Macro outlook - 14 September 2010

14-09-2010

Ronald Doeswijk, Léon Cornelissen and Lukas Daalder, Senior Strategists with Robeco’s Economic and Financial Markets Analysis team, share their outlook.

Double dip fears abating

Highlights

  • A string of weak macroeconomic figures in the US and Japan has raised the specter of an uncommon double dip. Bond markets seemed to be pricing in a deflationary scenario for the world economy, with long yields coming down to unprecedented levels. But a strengthening of the purchasing managers' indices in China and the US has lifted the mood. In our view, a double dip is still unlikely. The increasing deflationary tensions in Japan and the ongoing 'silent' sovereign-debt crisis in the eurozone are continuing worries. Diminishing inflationary tensions in the large emerging markets have reduced the need for additional tightening measures there.

  • As the evidence mounts that a double dip is increasingly unlikely, stock markets might start looking forward to some gains. From a seasonal perspective, however, investing in risky assets becomes attractive in the fourth quarter, while September has a reputation as the worst month of the year. Furthermore, worries about debt in peripheral eurozone countries have rapidly returned. As a result, we prefer to maintain our neutral view on the stock market. And with long interest rates at historical lows, we believe it will be hard for real estate to outperform stocks.
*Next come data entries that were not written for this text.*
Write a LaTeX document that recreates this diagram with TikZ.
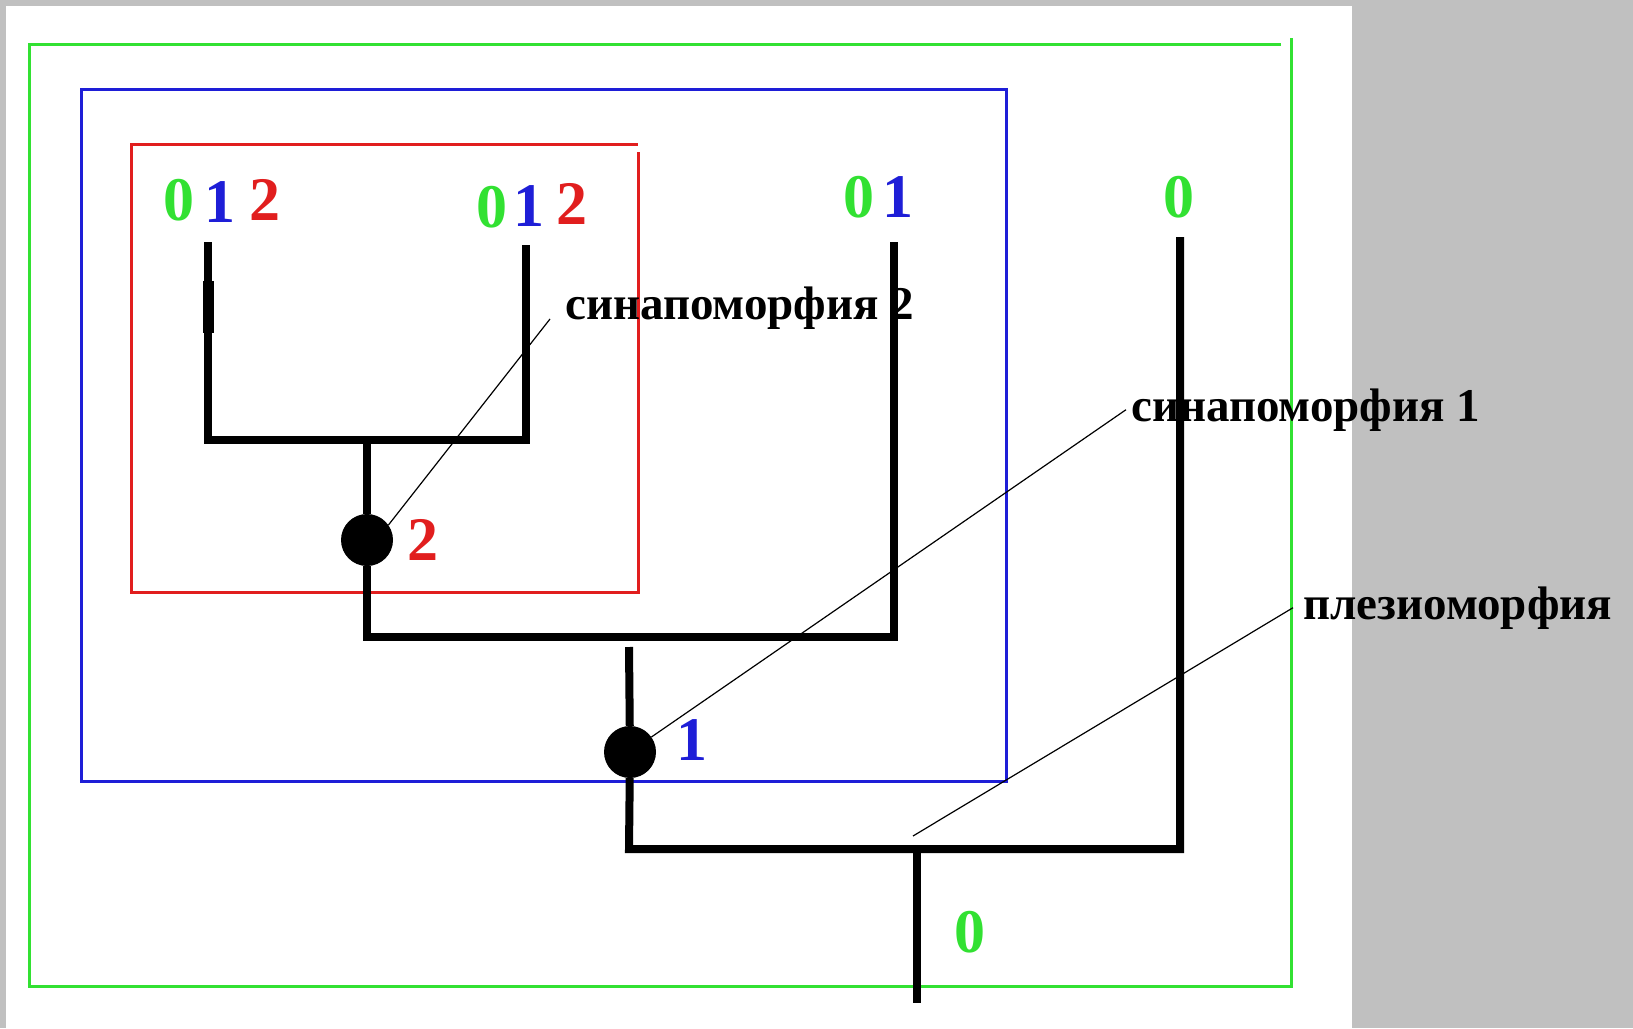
\documentclass[tikz,border=0pt]{standalone}
\usepackage{fontspec}
\setmainfont{Liberation Serif}
\usetikzlibrary{positioning}
\definecolor{bggray}{RGB}{192,192,192}
\definecolor{plgreen}{RGB}{50,225,50}
\definecolor{plblue}{RGB}{30,30,215}
\definecolor{plred}{RGB}{225,30,30}

\begin{document}
\begin{tikzpicture}[x=1pt,y=-1pt,
    branch/.style={line width=8pt},
    clade/.style={line width=3pt},
    state/.style={font=\fontsize{62}{62}\selectfont\bfseries, anchor=base, inner sep=0pt},
    term/.style={font=\fontsize{47}{47}\selectfont\bfseries, anchor=base west, inner ysep=0pt, inner xsep=10pt},
    dot/.style={circle, fill=black, minimum size=52pt, inner sep=0pt},
    leader/.style={line width=1.2pt}]
    % Page and white sheet
    \fill[bggray] (0,0) rectangle (1633,1028);
    \useasboundingbox (0,0) rectangle (1633,1028);
    \fill[white] (6,6) rectangle (1352,1028);

    % Nested groups
    \draw[clade, plgreen] (1281,44) -- (29,44) -- (29,986) -- (1291,986) -- (1291,38);
    \draw[clade, plblue] (81,89) rectangle (1006,781);
    \draw[clade, plred] (638,152) -- (638,592) -- (131,592) -- (131,144) -- (638,144);

    % Tips, joints and root
    \coordinate (leafA) at (208,242);
    \coordinate (leafB) at (526,245);
    \coordinate (leafC) at (894,242);
    \coordinate (leafD) at (1180,237);
    \coordinate (k2) at (367,440);
    \coordinate (k1) at (629,647);
    \coordinate (k0) at (917,849);
    \coordinate (root) at (917,1003);
    \node[dot] (dot2) at (367,540) {};
    \node[dot] (dot1) at (630,752) {};

    % Branches
    \draw[branch] (leafA) |- (k2) -| (leafB);
    \draw[line width=11pt] (208,281) -- (208,333);
    \draw[branch] (k2) -- (dot2) -- (367,637) -| (leafC);
    \draw[branch] (k1) -- (dot1) -- (k1 |- k0) -| (leafD);
    \draw[branch] (k0) -- (root);

    % Character states at the tips
    \node[state, plgreen] (a0) at (179,220) {0};
    \node[state, plblue] (a1) at (220,222) {1};
    \node[state, plred] (a2) at (265,220) {2};
    \node[state, plgreen] (b0) at (492,227) {0};
    \node[state, plblue] (b1) at (529,226) {1};
    \node[state, plred] (b2) at (572,224) {2};
    \node[state, plgreen] (c0) at (859,217) {0};
    \node[state, plblue] (c1) at (898,217) {1};
    \node[state, plgreen] (d0) at (1179,217) {0};
    % States at the nodes
    \node[state, plred] (n2) at (423,560) {2};
    \node[state, plblue] (n1) at (692,760) {1};
    \node[state, plgreen] (n0) at (970,952) {0};

    % Terms
    \node[term, inner xsep=15pt] (syn2) at (550,319) {синапоморфия 2};
    \node[term, inner xsep=5pt] (syn1) at (1126,421) {синапоморфия 1};
    \node[term] (plesio) at (1293,619) {плезиоморфия};
    \coordinate (plesioEnd) at (913,836);
    \draw[leader] (syn2.base west) -- (dot2.35);
    \draw[leader] (syn1.west) -- (dot1.35);
    \draw[leader] (plesio.west) -- (plesioEnd);
\end{tikzpicture}
\end{document}
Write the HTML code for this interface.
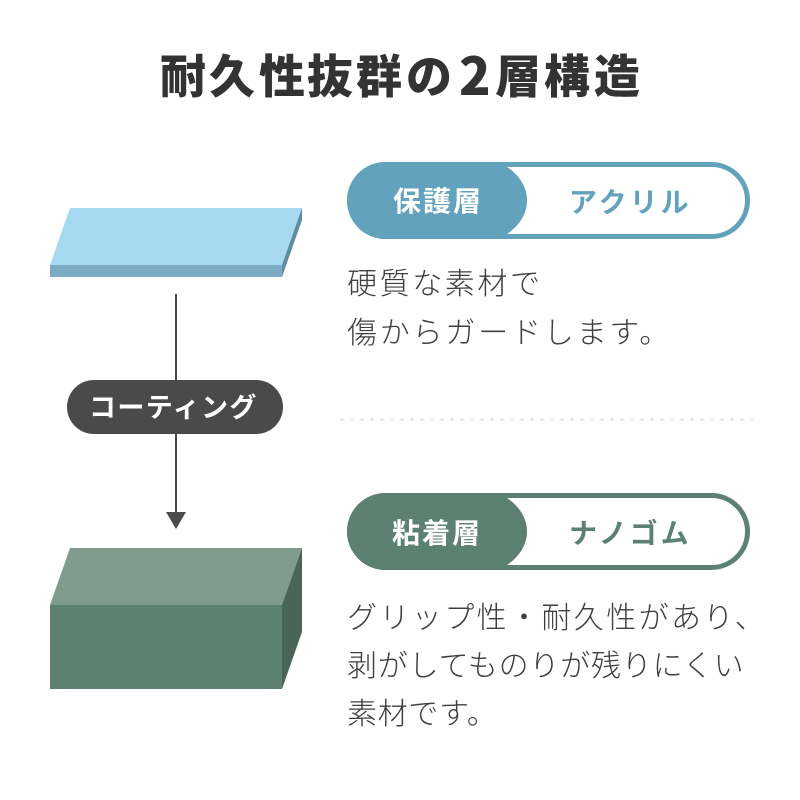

  • We maintain a strong preference for corporate bonds over government bonds. Moderate economic growth is unlikely to trigger an exceptional number of bankruptcies. We expect more spread compression; US investment grade corporate bonds are trading some 50 basis points above their historical average spread. For high yield, this gap is 1.2 percentage points. We believe credits offer the best risk-adjusted returns, as they are a more defensive play.

  • Emerging markets are our favorite region within equities. The macroeconomic environment has improved. Valuation is not particularly attractive, but technical indicators have also improved. The renewed appetite for emerging markets is illustrated by their improving performance relative to other regions, as well as an earnings revisions picture that outstrips the other regions'.